Souvent attachée à la notion de durabilité, l’œuvre exprime pourtant un état ponctuel du monde. Elle est un présent continu qui énonce des potentialités humaines et sociales. L’éphémère conditionne ses formes en devenir. Aussi pour l’ensemble des artistes convoqués, le temps avec les séquences qui l’imprègnent reflète-t-il cette itinérance. Ce sont alors les moments impensés du quotidien, la répétition, la banalité dans les travaux de Manon Rolland ou bien les cartes postales empruntes d’une méditation sur la mémoire avec Caroline Bouissou. Simone Simon quant à elle ravive l’intensité ou l’effacement des souvenirs par des enregistrements sonores tandis que Nicolas Daubanes déclare : « Mon travail s’inscrit dans la durée, il dessine un chemin, une trajectoire qui tend vers la recherche de la liberté. »

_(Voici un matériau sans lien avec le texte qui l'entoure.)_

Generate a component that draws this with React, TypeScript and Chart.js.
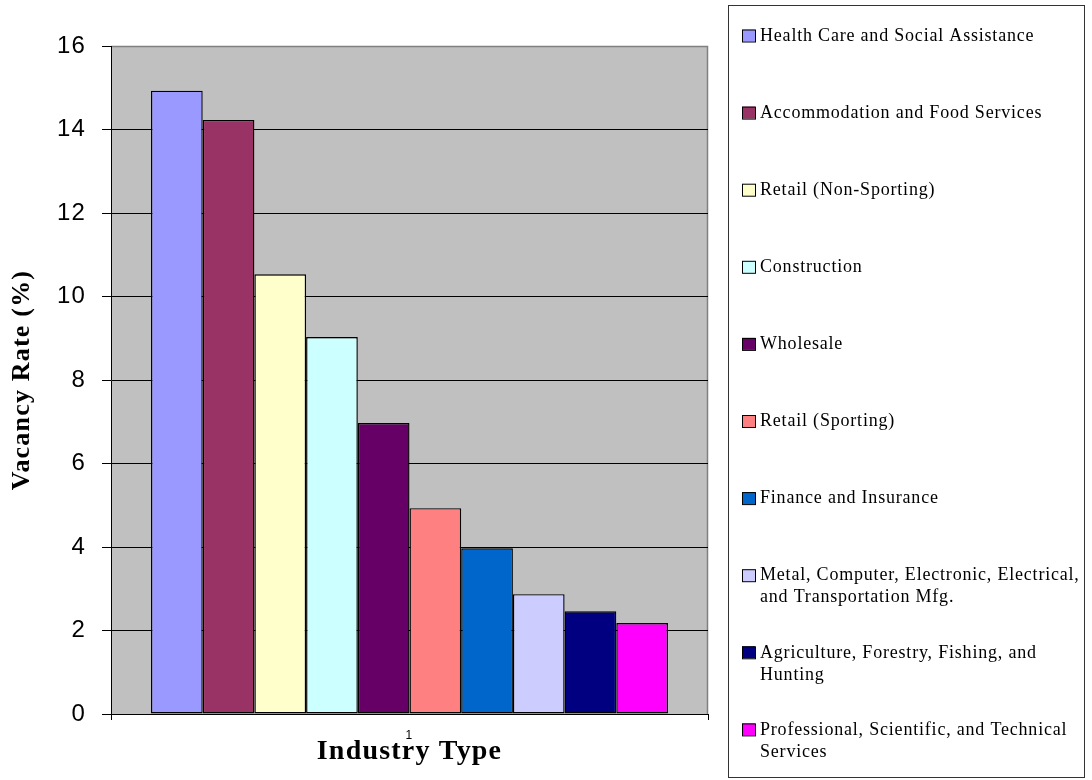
import React, { useEffect, useRef } from 'react';
import { Chart, registerables } from 'chart.js';

Chart.register(...registerables);

const categories = ['1'];
const industries = [
  'Health Care and Social Assistance',
  'Accommodation and Food Services',
  'Retail (Non-Sporting)',
  'Construction',
  'Wholesale',
  'Retail (Sporting)',
  'Finance and Insurance',
  'Metal, Computer, Electronic, Electrical, and Transportation Mfg.',
  'Agriculture, Forestry, Fishing, and Hunting',
  'Professional, Scientific, and Technical Services',
];
const vacancyRates = [14.93, 14.23, 10.53, 9.03, 6.97, 4.93, 3.97, 2.87, 2.46, 2.18];
const barColors = [
  '#9999FF', '#993366', '#FFFFCC', '#CCFFFF', '#660066',
  '#FF8080', '#0066CC', '#CCCCFF', '#000080', '#FF00FF',
];
const yMin = 0;
const yMax = 16;
const yStep = 2;
const xTitle = 'Industry Type';
const yTitle = 'Vacancy Rate (%)';

const plotBgPlugin = {
  id: 'plotBg',
  beforeDraw(chart: any) {
    const { ctx, chartArea } = chart;
    if (!chartArea) return;
    ctx.save();
    ctx.fillStyle = '#C0C0C0';
    ctx.fillRect(chartArea.left, chartArea.top, chartArea.right - chartArea.left, chartArea.bottom - chartArea.top);
    ctx.strokeStyle = '#808080';
    ctx.lineWidth = 1.5;
    ctx.beginPath();
    ctx.moveTo(chartArea.left, chartArea.top + 0.5);
    ctx.lineTo(chartArea.right - 0.5, chartArea.top + 0.5);
    ctx.lineTo(chartArea.right - 0.5, chartArea.bottom);
    ctx.stroke();
    ctx.restore();
    (ctx as any).letterSpacing = '1.2px';
  },
  beforeDatasetsDraw(chart: any) {
    (chart.ctx as any).letterSpacing = '0px';
  },
};

const sideLegendPlugin = {
  id: 'sideLegend',
  afterDraw(chart: any) {
    const ctx = chart.ctx as CanvasRenderingContext2D;
    ctx.save();
    ctx.strokeStyle = '#333333';
    ctx.lineWidth = 1;
    ctx.strokeRect(728.5, 5.5, 356, 772);
    ctx.font = '18px "Liberation Serif", "Times New Roman", serif';
    (ctx as any).letterSpacing = '0.8px';
    ctx.textBaseline = 'middle';
    ctx.textAlign = 'left';
    const maxW = 326;
    chart.data.datasets.forEach((ds: any, i: number) => {
      const cy = 35.5 + i * 77.1;
      ctx.fillStyle = ds.backgroundColor;
      ctx.fillRect(742, cy - 6, 13, 12);
      ctx.strokeStyle = '#000';
      ctx.strokeRect(742.5, cy - 5.5, 13, 12);
      const words = String(ds.label).split(' ');
      const lines: string[] = [];
      let cur = '';
      words.forEach((w) => {
        const test = cur ? cur + ' ' + w : w;
        if (cur && ctx.measureText(test).width > maxW) {
          lines.push(cur);
          cur = w;
        } else {
          cur = test;
        }
      });
      if (cur) lines.push(cur);
      ctx.fillStyle = '#000';
      lines.forEach((ln, j) => ctx.fillText(ln, 760, cy + 0.5 + j * 22));
    });
    (ctx as any).letterSpacing = '0px';
    ctx.restore();
  },
};

export default function App() {
  const canvasRef = useRef<HTMLCanvasElement | null>(null);

  useEffect(() => {
    if (!canvasRef.current) return;
    const chart = new Chart(canvasRef.current, {
      type: 'bar',
      data: {
        labels: categories,
        datasets: industries.map((name, i) => ({
          label: name,
          data: [vacancyRates[i]],
          backgroundColor: barColors[i],
          borderColor: '#000000',
          borderWidth: 1.4,
          borderSkipped: false,
          barPercentage: 1,
          categoryPercentage: 0.866,
        })),
      },
      options: {
        animation: false,
        responsive: true,
        maintainAspectRatio: false,
        layout: { padding: { left: 0, top: 46, right: 384, bottom: 0 } },
        plugins: {
          legend: { display: false },
          tooltip: { enabled: false },
        },
        scales: {
          x: {
            offset: true,
            grid: {
              display: true,
              drawOnChartArea: false,
              drawTicks: true,
              tickLength: 6,
              color: '#000',
              offset: true,
            },
            border: { display: true, color: '#000', width: 1 },
            ticks: {
              font: { family: '"Liberation Sans", Arial, sans-serif', size: 12 },
              color: '#000',
              padding: 8,
            },
            title: {
              display: true,
              text: xTitle,
              color: '#000',
              font: { family: '"Liberation Serif", "Times New Roman", serif', size: 28, weight: 'bold' },
              padding: { top: 0, bottom: 11 },
            },
            afterFit: (s: any) => {
              s.height = 66;
            },
          },
          y: {
            min: yMin,
            max: yMax,
            ticks: {
              stepSize: yStep,
              font: { family: '"Liberation Sans", Arial, sans-serif', size: 24 },
              color: '#000',
              padding: 16,
            },
            grid: {
              color: (c: any) => (c.tick && c.tick.value === yMax ? '#808080' : '#000'),
              tickColor: '#000',
              tickLength: 9,
              lineWidth: 1,
            },
            border: { display: true, color: '#000', width: 1 },
            title: {
              display: true,
              text: yTitle,
              color: '#000',
              font: { family: '"Liberation Serif", "Times New Roman", serif', size: 26, weight: 'bold' },
              padding: { top: 7, bottom: 0 },
            },
            afterFit: (s: any) => {
              s.width = 111;
            },
          },
        },
      } as any,
      plugins: [plotBgPlugin, sideLegendPlugin],
    });
    return () => chart.destroy();
  }, []);

  return (
    <div style={{ position: 'absolute', left: 0, top: 0, width: 1092, height: 780, background: '#fff' }}>
      <canvas ref={canvasRef} />
    </div>
  );
}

Le temps demeure la matière mystérieuse de cet ensemble d’œuvres toujours modestes mais résolument incrustées dans l’humain et la puissance émotionnelle. L’itinéraire est une chaîne fragmentée. Il renvoie des parcelles d’objets ou de mots comme les traces d’un passage dans la vie et chaque étape charrie l’humble instant d’un morceau d’existence qui se transforme en poésie. La traversée du temps est la quête de cet espace où se joue l’aventure de l’art.